• What the task asks: Write out only the lines from the start of the entries up to and including the line with "import plotly.graph_objects as go"; please skip the pictures.

--- start Records shown ---

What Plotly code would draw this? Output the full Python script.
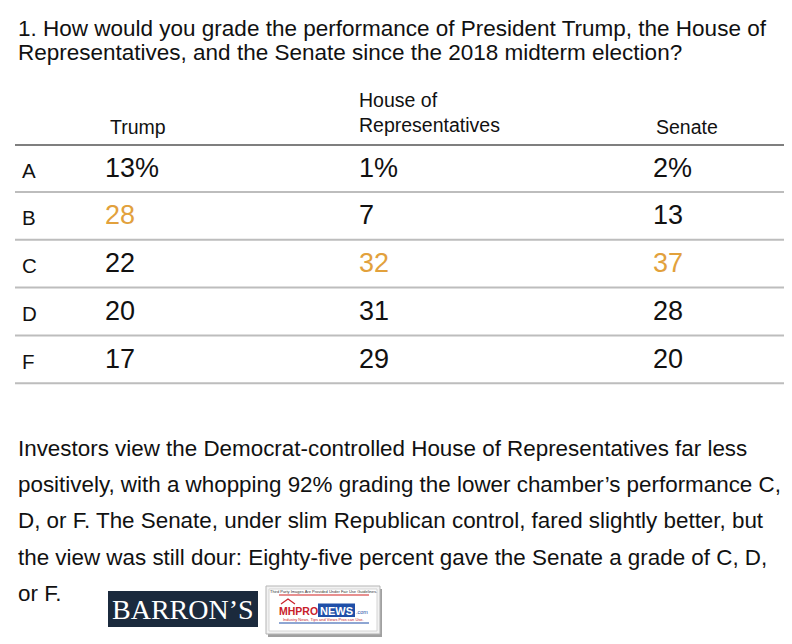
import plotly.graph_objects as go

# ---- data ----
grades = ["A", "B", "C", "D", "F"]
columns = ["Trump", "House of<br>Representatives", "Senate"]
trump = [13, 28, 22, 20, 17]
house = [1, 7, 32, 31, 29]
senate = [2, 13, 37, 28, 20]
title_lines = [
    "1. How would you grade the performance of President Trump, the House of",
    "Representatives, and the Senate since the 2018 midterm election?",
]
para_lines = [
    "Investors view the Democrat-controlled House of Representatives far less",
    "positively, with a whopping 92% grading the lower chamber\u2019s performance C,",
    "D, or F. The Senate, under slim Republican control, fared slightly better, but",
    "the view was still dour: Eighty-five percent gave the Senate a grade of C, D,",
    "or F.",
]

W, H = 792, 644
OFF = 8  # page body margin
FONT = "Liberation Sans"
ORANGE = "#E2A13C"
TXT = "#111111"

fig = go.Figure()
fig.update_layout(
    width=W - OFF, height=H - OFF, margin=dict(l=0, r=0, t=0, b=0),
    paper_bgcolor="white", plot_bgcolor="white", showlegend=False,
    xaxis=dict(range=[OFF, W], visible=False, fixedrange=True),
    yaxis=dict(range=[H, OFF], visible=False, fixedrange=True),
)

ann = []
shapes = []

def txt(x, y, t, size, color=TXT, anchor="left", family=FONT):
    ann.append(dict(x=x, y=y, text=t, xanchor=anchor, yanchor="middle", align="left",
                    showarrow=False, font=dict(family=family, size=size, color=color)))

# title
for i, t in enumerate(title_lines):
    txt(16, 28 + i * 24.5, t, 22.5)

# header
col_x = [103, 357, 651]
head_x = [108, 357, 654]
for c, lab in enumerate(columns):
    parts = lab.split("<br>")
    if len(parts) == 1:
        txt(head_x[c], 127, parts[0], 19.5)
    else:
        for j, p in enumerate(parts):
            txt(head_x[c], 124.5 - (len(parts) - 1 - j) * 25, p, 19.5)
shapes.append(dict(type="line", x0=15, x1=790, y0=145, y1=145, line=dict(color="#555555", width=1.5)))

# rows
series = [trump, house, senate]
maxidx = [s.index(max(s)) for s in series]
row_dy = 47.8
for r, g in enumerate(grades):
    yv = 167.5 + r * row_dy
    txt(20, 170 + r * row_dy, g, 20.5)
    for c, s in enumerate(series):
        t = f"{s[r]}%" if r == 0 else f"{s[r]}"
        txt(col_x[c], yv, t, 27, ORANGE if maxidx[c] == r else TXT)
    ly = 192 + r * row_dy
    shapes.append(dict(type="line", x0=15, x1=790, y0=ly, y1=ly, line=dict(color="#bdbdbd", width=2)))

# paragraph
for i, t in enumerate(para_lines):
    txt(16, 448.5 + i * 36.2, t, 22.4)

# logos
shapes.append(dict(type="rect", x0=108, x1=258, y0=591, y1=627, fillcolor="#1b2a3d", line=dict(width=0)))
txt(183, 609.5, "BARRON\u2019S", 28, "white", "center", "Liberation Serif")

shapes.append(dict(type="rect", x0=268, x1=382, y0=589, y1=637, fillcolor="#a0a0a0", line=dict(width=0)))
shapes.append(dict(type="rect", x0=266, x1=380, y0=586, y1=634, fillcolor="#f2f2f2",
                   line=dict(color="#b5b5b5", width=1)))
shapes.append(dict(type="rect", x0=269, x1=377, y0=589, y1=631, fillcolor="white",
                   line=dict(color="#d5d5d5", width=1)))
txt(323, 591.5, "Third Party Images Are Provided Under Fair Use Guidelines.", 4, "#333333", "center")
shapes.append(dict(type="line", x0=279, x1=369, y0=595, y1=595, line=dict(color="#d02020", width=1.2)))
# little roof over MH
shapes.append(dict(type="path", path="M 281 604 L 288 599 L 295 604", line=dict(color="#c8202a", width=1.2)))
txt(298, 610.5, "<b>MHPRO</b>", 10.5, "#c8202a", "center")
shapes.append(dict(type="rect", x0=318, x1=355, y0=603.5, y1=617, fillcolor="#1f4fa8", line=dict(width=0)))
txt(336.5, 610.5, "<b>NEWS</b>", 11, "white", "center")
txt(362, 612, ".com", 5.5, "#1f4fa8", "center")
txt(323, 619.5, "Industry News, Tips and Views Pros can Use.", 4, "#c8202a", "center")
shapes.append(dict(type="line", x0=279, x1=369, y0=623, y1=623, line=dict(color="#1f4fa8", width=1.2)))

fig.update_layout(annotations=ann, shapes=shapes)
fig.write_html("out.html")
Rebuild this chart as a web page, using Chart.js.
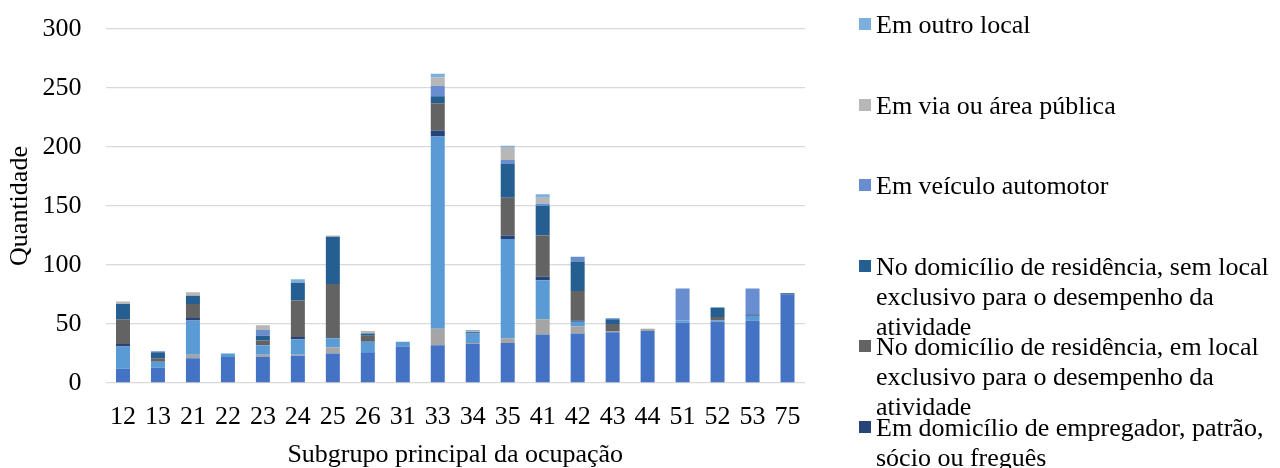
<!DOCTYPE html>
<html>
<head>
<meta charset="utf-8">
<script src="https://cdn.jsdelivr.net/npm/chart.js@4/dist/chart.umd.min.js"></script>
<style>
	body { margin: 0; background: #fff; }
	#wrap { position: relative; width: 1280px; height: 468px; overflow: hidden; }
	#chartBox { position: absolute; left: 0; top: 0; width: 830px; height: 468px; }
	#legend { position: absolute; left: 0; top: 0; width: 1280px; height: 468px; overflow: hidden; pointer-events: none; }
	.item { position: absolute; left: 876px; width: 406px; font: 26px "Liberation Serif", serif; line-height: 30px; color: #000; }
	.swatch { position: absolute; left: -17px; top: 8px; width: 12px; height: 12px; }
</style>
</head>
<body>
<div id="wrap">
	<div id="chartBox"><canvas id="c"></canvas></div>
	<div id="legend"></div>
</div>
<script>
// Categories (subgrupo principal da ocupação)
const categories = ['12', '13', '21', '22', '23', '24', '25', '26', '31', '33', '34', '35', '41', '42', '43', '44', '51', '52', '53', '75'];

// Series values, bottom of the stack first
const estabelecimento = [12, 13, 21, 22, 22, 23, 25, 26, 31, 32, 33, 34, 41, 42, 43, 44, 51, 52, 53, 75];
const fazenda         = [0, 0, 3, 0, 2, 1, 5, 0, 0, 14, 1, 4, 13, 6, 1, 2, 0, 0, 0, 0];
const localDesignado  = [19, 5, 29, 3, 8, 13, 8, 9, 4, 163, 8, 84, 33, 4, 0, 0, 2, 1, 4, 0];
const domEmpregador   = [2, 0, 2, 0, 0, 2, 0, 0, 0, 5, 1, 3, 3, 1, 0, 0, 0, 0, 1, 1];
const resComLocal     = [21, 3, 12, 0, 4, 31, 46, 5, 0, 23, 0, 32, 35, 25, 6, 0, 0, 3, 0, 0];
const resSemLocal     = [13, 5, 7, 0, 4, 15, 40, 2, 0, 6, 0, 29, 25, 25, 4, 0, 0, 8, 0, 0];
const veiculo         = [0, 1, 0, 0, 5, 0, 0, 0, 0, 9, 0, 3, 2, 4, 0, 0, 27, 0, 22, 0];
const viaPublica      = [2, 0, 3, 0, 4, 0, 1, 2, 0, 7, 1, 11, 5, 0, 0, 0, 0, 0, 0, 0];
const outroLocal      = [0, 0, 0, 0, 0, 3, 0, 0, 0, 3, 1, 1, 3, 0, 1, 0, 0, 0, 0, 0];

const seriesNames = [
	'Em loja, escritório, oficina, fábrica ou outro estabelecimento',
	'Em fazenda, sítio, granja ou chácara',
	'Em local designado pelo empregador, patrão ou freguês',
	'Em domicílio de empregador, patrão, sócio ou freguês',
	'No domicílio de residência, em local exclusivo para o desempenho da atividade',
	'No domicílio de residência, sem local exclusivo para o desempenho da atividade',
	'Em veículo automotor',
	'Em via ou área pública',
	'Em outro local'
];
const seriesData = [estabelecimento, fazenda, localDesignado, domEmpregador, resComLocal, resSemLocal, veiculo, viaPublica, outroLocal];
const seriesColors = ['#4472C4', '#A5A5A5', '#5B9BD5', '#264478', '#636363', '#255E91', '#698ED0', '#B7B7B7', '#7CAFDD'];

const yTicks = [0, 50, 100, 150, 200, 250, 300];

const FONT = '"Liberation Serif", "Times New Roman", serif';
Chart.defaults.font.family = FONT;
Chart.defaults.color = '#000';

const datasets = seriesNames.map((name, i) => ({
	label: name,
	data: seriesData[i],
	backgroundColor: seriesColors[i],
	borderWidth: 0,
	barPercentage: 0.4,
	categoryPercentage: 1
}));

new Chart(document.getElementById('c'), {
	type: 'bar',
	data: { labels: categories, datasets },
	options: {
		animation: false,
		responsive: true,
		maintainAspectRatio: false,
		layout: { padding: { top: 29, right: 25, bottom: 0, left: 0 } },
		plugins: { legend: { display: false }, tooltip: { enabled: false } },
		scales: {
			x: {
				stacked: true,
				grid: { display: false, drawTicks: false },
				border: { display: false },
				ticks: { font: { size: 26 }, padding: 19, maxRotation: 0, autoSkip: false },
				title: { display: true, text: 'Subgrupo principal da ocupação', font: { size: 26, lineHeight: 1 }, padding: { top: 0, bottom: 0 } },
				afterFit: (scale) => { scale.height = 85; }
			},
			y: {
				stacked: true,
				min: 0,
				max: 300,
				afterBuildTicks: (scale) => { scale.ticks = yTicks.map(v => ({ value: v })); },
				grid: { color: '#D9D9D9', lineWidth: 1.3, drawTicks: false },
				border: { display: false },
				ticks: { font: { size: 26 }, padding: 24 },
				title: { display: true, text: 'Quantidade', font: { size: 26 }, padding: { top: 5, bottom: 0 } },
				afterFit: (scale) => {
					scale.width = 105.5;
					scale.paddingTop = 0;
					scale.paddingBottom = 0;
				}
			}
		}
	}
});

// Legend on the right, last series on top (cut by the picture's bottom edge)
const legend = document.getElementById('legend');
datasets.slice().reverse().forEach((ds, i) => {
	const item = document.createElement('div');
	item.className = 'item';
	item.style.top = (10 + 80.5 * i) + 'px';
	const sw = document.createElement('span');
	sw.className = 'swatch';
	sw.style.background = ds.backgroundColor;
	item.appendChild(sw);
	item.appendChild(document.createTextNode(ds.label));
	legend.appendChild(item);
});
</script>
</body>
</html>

--- end Records shown ---

• Expected answer:
What Plotly code would draw this? Output the full Python script.
import plotly.graph_objects as go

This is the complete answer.